Pertinent questions lie helplessly, begging for answers. What were the parameters utilized in this sharing formula and what demographic index
was captured?

Also, what gives the impression that those who are not widows or jobless are able to feed well?

In a Channels TV recent interview, a government official said they would have published the identities of the poor people that received these monies but that these people do not want to be called out.

What are these sickening hide-and-seek games for? The Nigerian government lacks conscience, always provoking the wrath of God.

The number of unemployed youths are growing and can lead to mayhem if not handled.

Okada riders who earn daily income are also excluded; only the widows and extremely poor like they said.

Who determines the extremely poor? Even the elderly with terminal illnesses are not provided with their drugs. What an irresponsible leadership!

One day, this hide and seek is likely to backfire. When fire enters the main building through the witchdoctors hut, it is impossible to put off.

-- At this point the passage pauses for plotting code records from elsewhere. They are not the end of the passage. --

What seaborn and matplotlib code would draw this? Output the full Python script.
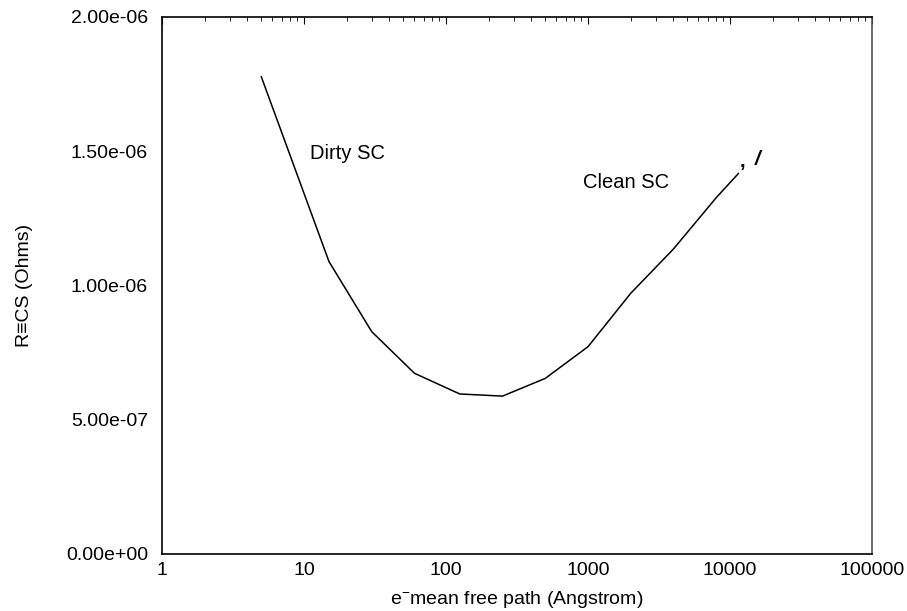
import numpy as np
import pandas as pd
import matplotlib
matplotlib.use("Agg")
import matplotlib.pyplot as plt
import seaborn as sns

# ---------------------------------------------------
# data
# ---------------------------------------------------
mfp = [5, 15, 30, 60, 125, 250, 500, 1000, 2000, 4000, 8000, 11500]
r_bcs = [1.778e-6, 1.089e-6, 0.828e-6, 0.673e-6, 0.596e-6, 0.588e-6,
         0.654e-6, 0.772e-6, 0.971e-6, 1.136e-6, 1.327e-6, 1.418e-6]

x_ticks = [1, 10, 100, 1000, 10000, 100000]
y_ticks = [0.0, 5e-7, 1e-6, 1.5e-6, 2e-6]

df = pd.DataFrame({"mfp": mfp, "R": r_bcs})

sns.set_style("white")
plt.rcParams["font.family"] = ["Liberation Sans", "DejaVu Sans"]
plt.rcParams["mathtext.default"] = "regular"
plt.rcParams["text.color"] = "black"
plt.rcParams["axes.labelcolor"] = "black"
plt.rcParams["xtick.color"] = "black"
plt.rcParams["ytick.color"] = "black"

fig = plt.figure(figsize=(9.07, 6.11), dpi=100)
ax = fig.add_axes([0.1786, 0.0933, 0.9614 - 0.1786, 0.9722 - 0.0933])

sns.lineplot(data=df, x="mfp", y="R", ax=ax, color="black",
             linewidth=1.1, estimator=None, sort=False)

ax.set_xscale("log")
ax.set_xlim(1, 100000)
ax.set_ylim(0, 2e-6)
ax.set_xticks(x_ticks)
ax.set_xticklabels([str(v) for v in x_ticks])
ax.set_yticks(y_ticks)
ax.set_yticklabels(["%.2e" % v for v in y_ticks])

ax.tick_params(axis="x", which="major", direction="in", length=5, width=0.8,
               top=True, labelsize=14, pad=6)
ax.tick_params(axis="x", which="minor", direction="in", length=3, width=0.6,
               top=True)
ax.tick_params(axis="y", direction="in", length=2, width=0.6,
               labelsize=14, pad=10)

for side in ["left", "bottom", "top"]:
    ax.spines[side].set_color("black")
    ax.spines[side].set_linewidth(1.2)
ax.spines["right"].set_color("#555555")
ax.spines["right"].set_linewidth(1.2)

ax.set_xlabel("e$^{-}$mean free path (Angstrom)", fontsize=14, labelpad=7)
ax.set_ylabel("R\u2261CS (Ohms)", fontsize=14, labelpad=24)

ax.text(11, 1.493e-6, "Dirty SC", fontsize=14.5, va="center", ha="left")
ax.text(922, 1.384e-6, "Clean SC", fontsize=14.5, va="center", ha="left")
ax.text(11750, 1.44e-6, ",", fontsize=14.5, va="baseline", ha="left",
        fontweight="bold")
ax.text(15000, 1.45e-6, "/", fontsize=14.5, va="baseline", ha="left",
        fontweight="bold", style="italic")

fig.savefig("out.png", dpi=100)
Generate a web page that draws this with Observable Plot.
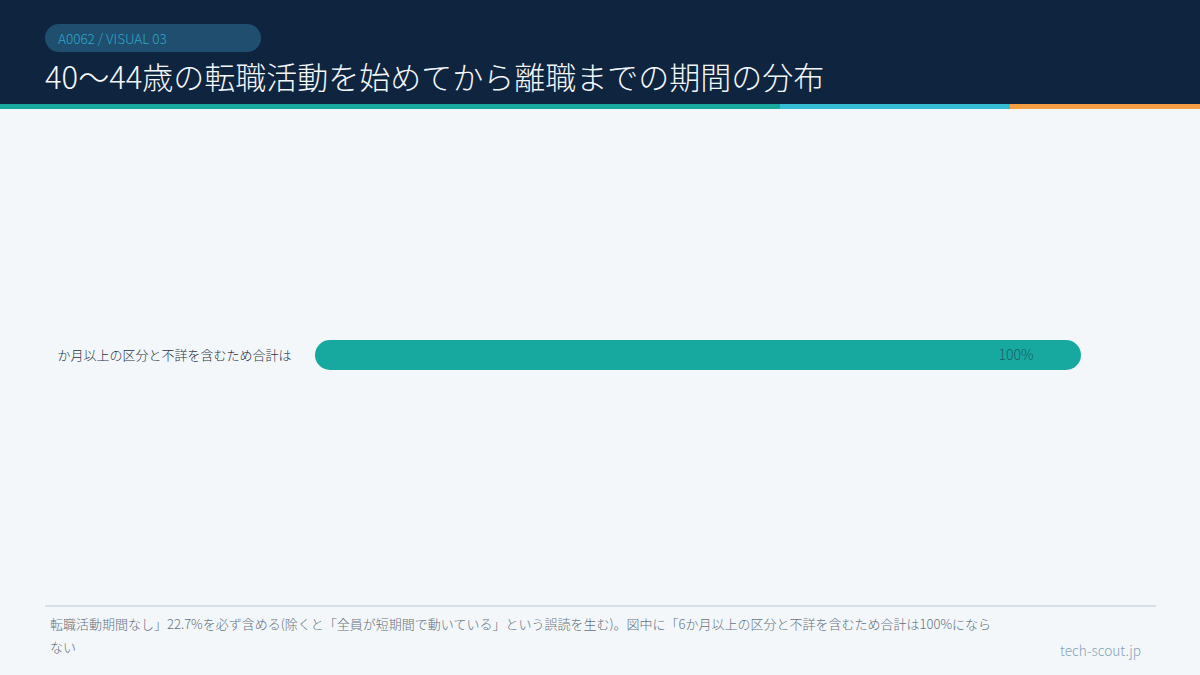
<!DOCTYPE html>
<html lang="ja">
<head>
<meta charset="utf-8">
<script src="https://cdn.jsdelivr.net/npm/d3@7"></script>
<script src="https://cdn.jsdelivr.net/npm/@observablehq/plot@0.6"></script>
<style>
  html, body { margin: 0; padding: 0; }
  body { width: 1200px; height: 675px; background: #f3f7fa; font-family: "Noto Sans CJK JP", "Noto Sans", sans-serif; position: relative; overflow: hidden; }
  .header { position: absolute; left: 0; top: 0; width: 1200px; height: 104px; background: #0f243e; }
  .badge { position: absolute; left: 45px; top: 24px; width: 216px; height: 28px; border-radius: 14px; background: #1f4e6f; color: #2ea6c9; font-size: 13.5px; font-weight: 200; line-height: 28px; box-sizing: border-box; padding-left: 13px; }
  .title { position: absolute; left: 45px; top: 55px; color: #f4f7fa; font-size: 31px; font-weight: 200; line-height: 42px; white-space: nowrap; }
  .stripe { position: absolute; top: 104px; height: 5px; }
  #chart { position: absolute; left: 0; top: 110px; }
  .rule { position: absolute; left: 45px; top: 605px; width: 1111px; height: 2px; background: #d6e0e7; }
  .note { position: absolute; left: 50px; top: 612px; width: 950px; color: #65717d; font-size: 13px; font-weight: 200; line-height: 23px; }
  .brand { position: absolute; left: 1060px; top: 640px; color: #86a3b5; font-size: 13.7px; font-weight: 200; }
</style>
</head>
<body>
<div class="header"></div>
<div class="badge">A0062 / VISUAL 03</div>
<div class="title">40～44歳の転職活動を始めてから離職までの期間の分布</div>
<div class="stripe" style="left:0;width:780px;background:#17a89e"></div>
<div class="stripe" style="left:780px;width:230px;background:#36bdd6"></div>
<div class="stripe" style="left:1010px;width:190px;background:#f59e42"></div>
<div id="chart"></div>
<div class="rule"></div>
<div class="note">転職活動期間なし」22.7%を必ず含める(除くと「全員が短期間で動いている」という誤読を生む)。図中に「6か月以上の区分と不詳を含むため合計は100%にならない</div>
<div class="brand">tech-scout.jp</div>
<script>
const categories = ["か月以上の区分と不詳を含むため合計は"];
const values = [100];
const valueLabels = ["100%"];

const data = categories.map((c, i) => ({category: c, value: values[i], label: valueLabels[i]}));

const chart = Plot.plot({
  width: 1200,
  height: 490,
  marginLeft: 315,
  marginRight: 119,
  marginTop: 0,
  marginBottom: 0,
  style: {background: "transparent", fontFamily: "'Noto Sans CJK JP', sans-serif"},
  x: {domain: [0, 100], axis: null},
  y: {domain: categories, padding: 0, label: null},
  marks: [
    Plot.barX(data, {x: "value", y: "category", fill: "#17a99f", rx: 15, insetTop: 230, insetBottom: 230}),
    Plot.text(data, {x: "value", y: "category", text: "label", textAnchor: "end", dx: -48, fill: "#1b5d66", fontSize: 14, fontWeight: 200}),
    Plot.axisY({tickSize: 0, tickPadding: 24, fontSize: 13, fontWeight: 200, color: "#27323f", label: null})
  ]
});
document.getElementById("chart").appendChild(chart);
</script>
</body>
</html>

(When a hunter is aiming at the Antelope, the Antelope also is aiming at the hunter) – deep Nigerian proverb.

It is longstanding that the government of Nigeria finds it convenient to politicise even issues that border on the life or death of millions of people and this is so PROVOCATIVE.

Life means nothing to the government. My heart bleeds for a nation with no data, no scenario planning.

A bulging segment of the blame equally lies with the corporate organizations and individual donors.

Despite knowing how tremendously clandestine our government can be, these ones still naively went ahead to donate billions which they could have channelled to the poor through their own foundations as practiced in cilivized societies.

Of course we can rightfully say that such donations were simply a show of loyalty, and not an aid in any way to those who are actually in need of it.

It is time for Nigerians to refrain from political rhetorics and begin to seek exit route like many countries did.